- Aerial view of the factory in 2026
- Coordinates: 47°46′21″N 7°25′32″E﻿ / ﻿47.7725°N 7.425556°E
- Products: Automobiles

= Stellantis Mulhouse Plant =

French car manufacturing and assembly plant
The Stellantis Mulhouse Plant is a major car plant in France owned by Stellantis through Stellantis France. It has produced cars since 1972, notching up its first ten million in June 2008. Production processes include panel and component forming, welding, body painting and final assembly.

==History==
Peugeot started manufacturing gear-boxes (transmissions) at their Mulhouse factory in 1962. The 1960s were a period of rapid expansion for Peugeot, with the market-place success of, in particular, their 204 enabling them to overtake Simca and Citroën in the domestic sales charts, which moved the manufacturer from fourth position to second in the French market. Peugeot were sufficiently profitable in this period to pursue a strategy that involved broadening their range downmarket, to include for the first time a model in the Supermini class. This car, launched towards the end of 1972, was the Peugeot 104, advertised at the time as Europe’s smallest four door saloon, and the first complete car to be assembled at the company’s Mulhouse plant. Subsequent output has included the 205, 106, 206 and 206 CC as well as the 307. The plant’s top sellers to date have been the Peugeot 205 and the Peugeot 106 with 2.2 million of each produced at Mulhouse.

Since 2004, Mulhouse output has also included Citroën badged vehicles starting with the Citroën C4 and the DS4. Production of the Peugeot 308 was initially shared with the nearby Sochaux plant. 90,000 of the cars have been produced at Mulhouse: but Since April 2012 Sochaux has become the sole production facility for the 308 in France.

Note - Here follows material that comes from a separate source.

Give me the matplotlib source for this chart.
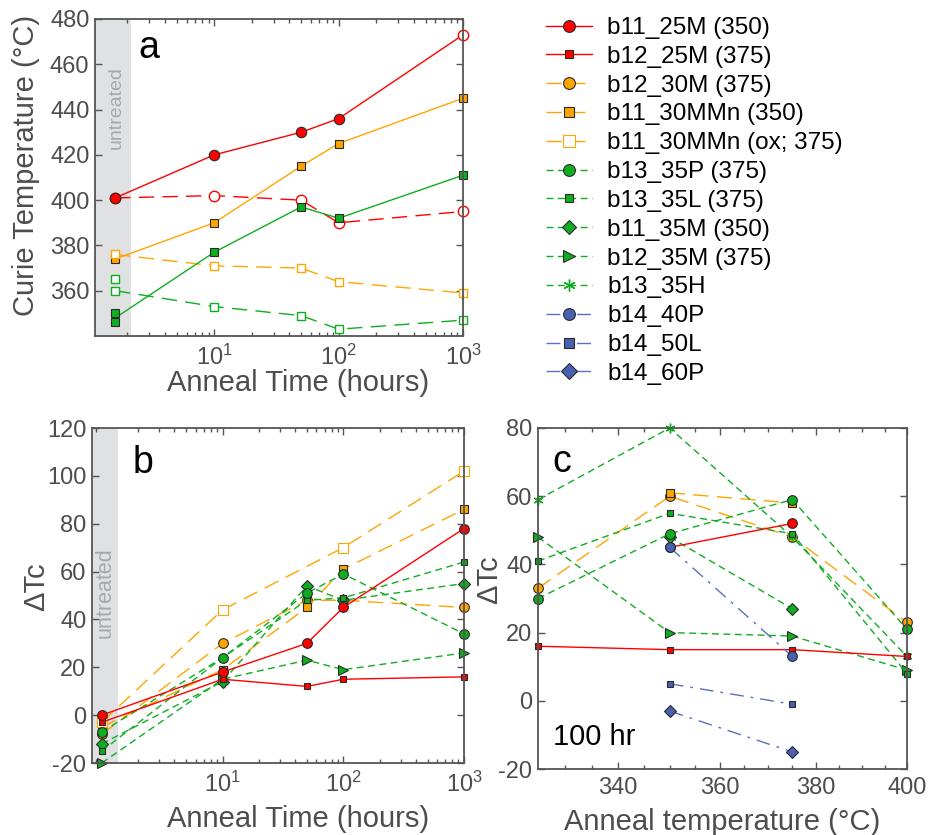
import matplotlib
matplotlib.use("Agg")
import matplotlib.pyplot as plt
import numpy as np
from matplotlib.lines import Line2D
from matplotlib.ticker import FixedLocator, FixedFormatter, LogLocator, NullFormatter
import matplotlib.transforms as mtransforms

plt.rcParams["font.family"] = ["Liberation Sans", "DejaVu Sans"]
plt.rcParams["mathtext.fontset"] = "custom"
plt.rcParams["mathtext.rm"] = "Liberation Sans"
plt.rcParams["axes.unicode_minus"] = False

nan = np.nan

# ---- panel a: Curie temperature vs anneal time ----
TIME_A = [1.6, 10, 50, 100, 1000]
TC_B11_25M = [401, 420, 430, 436, 473]          # last point open
TC_B11_25M_OPEN = [401, 402, 400, 390, 395]
TC_B11_30MMN = [374, 390, 415, 425, 445]
TC_B11_30MMN_OX = [376, 371, 370, 364, 359]
TC_GREEN = [348, 377, 397, 392, 411]
TC_GREEN_UNTREATED = [350, 346]
TC_GREEN_OPEN = [360, 353, 349, 343, 347]
TC_GREEN_OPEN_UNTREATED = [365]

# ---- panel b: delta Tc vs anneal time ----
TIME_B = [1, 10, 50, 100, 1000]
DT_B11_25M = [0, 18, 30, 45, 78]
DT_B12_25M = [-3, 15, 12, 15, 16]
DT_B12_30M = [-8, 30, 48, 48, 45]
DT_B11_30MMN = [-5, 19, 45, 61, 86]
DT_B11_30MMN_OX = [-3, 44, nan, 70, 102]
DT_B13_35P = [-7, 24, 51, 59, 34]
DT_B13_35L = [-15, 24, 48, 49, 64]
DT_B11_35M = [-12, 14, 54, 48, 55]
DT_B12_35M = [-20, 15, 23, 19, 26]

# ---- panel c: delta Tc vs anneal temperature at 100 hr ----
TEMP_C = [325, 350, 375, 400]
C_B11_25M = [nan, 45, 52, nan]
C_B12_25M = [16, 15, 15, 13]
C_B12_30M = [33, 60, 48, 23]
C_B11_30MMN = [nan, 61, 58, nan]
C_B11_30MMN_OX = [nan, nan, nan, nan]
C_B13_35P = [30, 49, 59, 21]
C_B13_35L = [41, 55, 49, 8]
C_B11_35M = [nan, 48, 27, nan]
C_B12_35M = [48, 20, 19, 9]
C_B13_35H = [59, 80, 48, 13]
C_B14_40P = [nan, 45, 13, nan]
C_B14_50L = [nan, 5, -1, nan]
C_B14_60P = [nan, -3, -15, nan]

NAMES = ["b11_25M (350)", "b12_25M (375)", "b12_30M (375)", "b11_30MMn (350)",
         "b11_30MMn (ox; 375)", "b13_35P (375)", "b13_35L (375)", "b11_35M (350)",
         "b12_35M (375)", "b13_35H", "b14_40P", "b14_50L", "b14_60P"]

RED = "#ff0000"
ORANGE = "#ffa500"
GREEN = "#0fae20"
BLUE = "#4760b0"
BLUE_LINE = "#5b70c4"
EDGE = "#2a2a2a"
AXC = "#555555"
TXT = "#4d4d4d"

SOLID = (None, None)
LONG = (0, (11, 6))
SHORT = (0, (5, 3.2))
DASHDOT = (0, (10, 5, 2, 5))
ASTERISK = (6, 2, 0)

# name -> (line color, linestyle, marker, face, size)
STYLE = {
    NAMES[0]: (RED, "-", "o", RED, 7),
    NAMES[1]: (RED, "-", "s", RED, 4.6),
    NAMES[2]: (ORANGE, LONG, "o", ORANGE, 7),
    NAMES[3]: (ORANGE, LONG, "s", ORANGE, 6),
    NAMES[4]: (ORANGE, LONG, "s", "white", 7),
    NAMES[5]: (GREEN, SHORT, "o", GREEN, 7),
    NAMES[6]: (GREEN, SHORT, "s", GREEN, 4.6),
    NAMES[7]: (GREEN, SHORT, "D", GREEN, 6),
    NAMES[8]: (GREEN, SHORT, ">", GREEN, 7.5),
    NAMES[9]: (GREEN, SHORT, ASTERISK, GREEN, 7),
    NAMES[10]: (BLUE_LINE, DASHDOT, "o", BLUE, 7),
    NAMES[11]: (BLUE_LINE, DASHDOT, "s", BLUE, 5),
    NAMES[12]: (BLUE_LINE, DASHDOT, "D", BLUE, 6.5),
}


def marker_edge(marker, face, color):
    if face == "white" or marker == ASTERISK:
        return color
    return EDGE


def series_plot(ax, x, y, name, lw=1.0):
    color, ls, marker, face, ms = STYLE[name]
    ls = "-" if ls == SOLID else ls
    ax.plot(x, y, color=color, linestyle=ls, linewidth=lw, marker=marker,
            markerfacecolor=face, markeredgecolor=marker_edge(marker, face, color),
            markersize=ms, markeredgewidth=1.0 if marker == ASTERISK else 0.8,
            clip_on=False)


def style_axes(ax):
    for sp in ax.spines.values():
        sp.set_color(AXC)
        sp.set_linewidth(1.3)
    ax.tick_params(which="both", direction="in", top=True, right=True,
                   color=AXC, labelcolor=TXT, labelsize=17, width=1.0)
    ax.tick_params(which="major", length=5, pad=4)
    ax.tick_params(axis="x", which="major", pad=6)
    ax.tick_params(which="minor", length=3)


def log_time_axis(ax):
    ax.set_xscale("log")
    ax.xaxis.set_major_locator(FixedLocator([10, 100, 1000]))
    ax.xaxis.set_major_formatter(FixedFormatter([r"$\mathregular{10^{1}}$",
                                                 r"$\mathregular{10^{2}}$",
                                                 r"$\mathregular{10^{3}}$"]))
    ax.xaxis.set_minor_locator(LogLocator(base=10, subs=np.arange(2, 10), numticks=20))
    ax.xaxis.set_minor_formatter(NullFormatter())


W, H = 934, 835
fig = plt.figure(figsize=(W / 100, H / 100), dpi=100)


def axes_px(l, t, r, b):
    return fig.add_axes([l / W, 1 - b / H, (r - l) / W, (b - t) / H])


# ---------------- panel a ----------------
ax_a = axes_px(95, 19, 463, 336)
log_time_axis(ax_a)
ax_a.set_xlim(1.1, 1000)
ax_a.set_ylim(340, 480)
ax_a.set_yticks([360, 380, 400, 420, 440, 460, 480])
ax_a.axvspan(1.1, 2.16, color="#e0e1e3", zorder=0, lw=0)

ax_a.plot(TIME_A, TC_B11_25M_OPEN, color=RED, ls=LONG, lw=1.0, marker="o",
          mfc="white", mec=RED, ms=7.5, mew=1.0, clip_on=False)
ax_a.plot(TIME_A, TC_B11_25M, color=RED, lw=1.0, clip_on=False)
ax_a.plot(TIME_A[:4], TC_B11_25M[:4], ls="none", marker="o", mfc=RED, mec=EDGE,
          ms=7.5, mew=0.8)
ax_a.plot(TIME_A[4:], TC_B11_25M[4:], ls="none", marker="o", mfc="white", mec=RED,
          ms=7.5, mew=1.0, clip_on=False)
ax_a.plot(TIME_A, TC_B11_30MMN, color=ORANGE, lw=1.0, marker="s", mfc=ORANGE,
          mec=EDGE, ms=6, mew=0.8, clip_on=False)
ax_a.plot(TIME_A, TC_B11_30MMN_OX, color=ORANGE, ls=LONG, lw=1.0, marker="s",
          mfc="white", mec=ORANGE, ms=5.5, mew=1.0, clip_on=False)
ax_a.plot(TIME_A, TC_GREEN, color=GREEN, lw=1.0, marker="s", mfc=GREEN, mec=EDGE,
          ms=6, mew=0.8, markevery=[1, 2, 3, 4], clip_on=False)
ax_a.plot([TIME_A[0]] * len(TC_GREEN_UNTREATED), TC_GREEN_UNTREATED, ls="none",
          marker="s", mfc=GREEN, mec=EDGE, ms=6, mew=0.8)
ax_a.plot(TIME_A, TC_GREEN_OPEN, color=GREEN, ls=LONG, lw=1.0, marker="s",
          mfc="white", mec=GREEN, ms=5.5, mew=1.0, clip_on=False)
ax_a.plot([TIME_A[0]] * len(TC_GREEN_OPEN_UNTREATED), TC_GREEN_OPEN_UNTREATED,
          ls="none", marker="s", mfc="white", mec=GREEN, ms=5.5, mew=1.0)

style_axes(ax_a)
ax_a.set_ylabel("Curie Temperature (°C)", fontsize=21, color=TXT)
ax_a.yaxis.set_label_coords(-0.149, 0.539)
ax_a.set_xlabel("Anneal Time (hours)", fontsize=21, color=TXT)
ax_a.xaxis.set_label_coords(0.552, -0.105)
ax_a.text(0.147, 0.876, "a", transform=ax_a.transAxes, fontsize=27, ha="center",
          va="baseline", color="black")
tr_a = mtransforms.blended_transform_factory(ax_a.transData, ax_a.transAxes)
ax_a.text(1.63, 0.72, "untreated", transform=tr_a, rotation=90, fontsize=14,
          color="#a8a8a8", ha="center", va="center")

# ---------------- panel b ----------------
ax_b = axes_px(92, 428, 464, 763)
log_time_axis(ax_b)
ax_b.set_xlim(0.83, 1000)
ax_b.set_ylim(-20, 120)
ax_b.set_yticks(np.arange(-20, 121, 20))
ax_b.axvspan(0.83, 1.36, color="#e0e1e3", zorder=0, lw=0)

b_series = [
    (NAMES[2], DT_B12_30M), (NAMES[3], DT_B11_30MMN), (NAMES[4], DT_B11_30MMN_OX),
    (NAMES[8], DT_B12_35M), (NAMES[7], DT_B11_35M), (NAMES[6], DT_B13_35L),
    (NAMES[5], DT_B13_35P), (NAMES[1], DT_B12_25M), (NAMES[0], DT_B11_25M),
]
for name, vals in b_series:
    x = np.array(TIME_B, dtype=float)
    y = np.array(vals, dtype=float)
    ok = ~np.isnan(y)
    series_plot(ax_b, x[ok], y[ok], name)

style_axes(ax_b)
ax_b.set_ylabel("ΔTc", fontsize=21, color=TXT)
ax_b.yaxis.set_label_coords(-0.113, 0.525)
ax_b.set_xlabel("Anneal Time (hours)", fontsize=21, color=TXT)
ax_b.xaxis.set_label_coords(0.555, -0.125)
ax_b.text(0.138, 0.866, "b", transform=ax_b.transAxes, fontsize=27, ha="center",
          va="baseline", color="black")
tr_b = mtransforms.blended_transform_factory(ax_b.transData, ax_b.transAxes)
ax_b.text(1.07, 0.51, "untreated", transform=tr_b, rotation=90, fontsize=15.5,
          color="#a8a8a8", ha="center", va="center")

# ---------------- panel c ----------------
ax_c = axes_px(538, 428, 907, 769)
ax_c.set_xscale("log")
ax_c.set_xlim(325, 400)
ax_c.set_ylim(-20, 80)
ax_c.xaxis.set_major_locator(FixedLocator([340, 360, 380, 400]))
ax_c.xaxis.set_major_formatter(FixedFormatter(["340", "360", "380", "400"]))
ax_c.xaxis.set_minor_locator(FixedLocator([330, 335, 345, 350, 355, 365, 370, 375,
                                           385, 390, 395]))
ax_c.xaxis.set_minor_formatter(NullFormatter())
ax_c.set_yticks(np.arange(-20, 81, 20))

c_series = [
    (NAMES[2], C_B12_30M), (NAMES[3], C_B11_30MMN), (NAMES[4], C_B11_30MMN_OX),
    (NAMES[9], C_B13_35H), (NAMES[8], C_B12_35M), (NAMES[7], C_B11_35M),
    (NAMES[6], C_B13_35L), (NAMES[5], C_B13_35P), (NAMES[1], C_B12_25M),
    (NAMES[0], C_B11_25M), (NAMES[10], C_B14_40P), (NAMES[11], C_B14_50L),
    (NAMES[12], C_B14_60P),
]
for name, vals in c_series:
    x = np.array(TEMP_C, dtype=float)
    y = np.array(vals, dtype=float)
    ok = ~np.isnan(y)
    if ok.any():
        series_plot(ax_c, x[ok], y[ok], name)

style_axes(ax_c)
ax_c.set_ylabel("ΔTc", fontsize=21, color=TXT)
ax_c.yaxis.set_label_coords(-0.095, 0.554)
ax_c.set_xlabel("Anneal temperature (°C)", fontsize=21, color=TXT)
ax_c.xaxis.set_label_coords(0.5, -0.115)
ax_c.text(0.065, 0.872, "c", transform=ax_c.transAxes, fontsize=27, ha="center",
          va="baseline", color="black")
ax_c.text(0.041, 0.07, "100 hr", transform=ax_c.transAxes, fontsize=21, ha="left",
          va="baseline", color="black")

# ---------------- legend ----------------
handles = []
for name in NAMES:
    color, ls, marker, face, ms = STYLE[name]
    handles.append(Line2D([], [], color=color, linestyle="-" if ls == SOLID else ls,
                          linewidth=1.0, marker=marker, markerfacecolor=face,
                          markeredgecolor=marker_edge(marker, face, color),
                          markersize=ms + 1.5,
                          markeredgewidth=1.0 if marker == ASTERISK else 0.8))
fig.legend(handles, NAMES, loc="upper left", bbox_to_anchor=(546 / W, 1 - 17 / H),
           frameon=False, fontsize=17.5, handlelength=1.9, handletextpad=0.62,
           labelspacing=0.28, borderpad=0, borderaxespad=0)

fig.savefig("out.png", dpi=100)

In 2007 Peugeot employed 10,400 people at Mulhouse. In 2011 the reported headcount at the Mulhouse plant was down to 8,500. The 208 has been in production at Mulhouse since June 2012.

==Production==
Peugeot were able to choose a relatively spacious site for their Mulhouse plant, which is the only car plant in France to incorporate within its fences a large forge, originally transferred from the company’s Sochaux location in 1963. The forge supplies other plants in Stellantis as well as third party customers including Ford, Volvo, Renault and BMW.

In 2005 output reached 400,000 vehicles, but in 2006 this was reduced to 341,000, and in 2007 to 294,000. In 2010 output recovered to 321,000.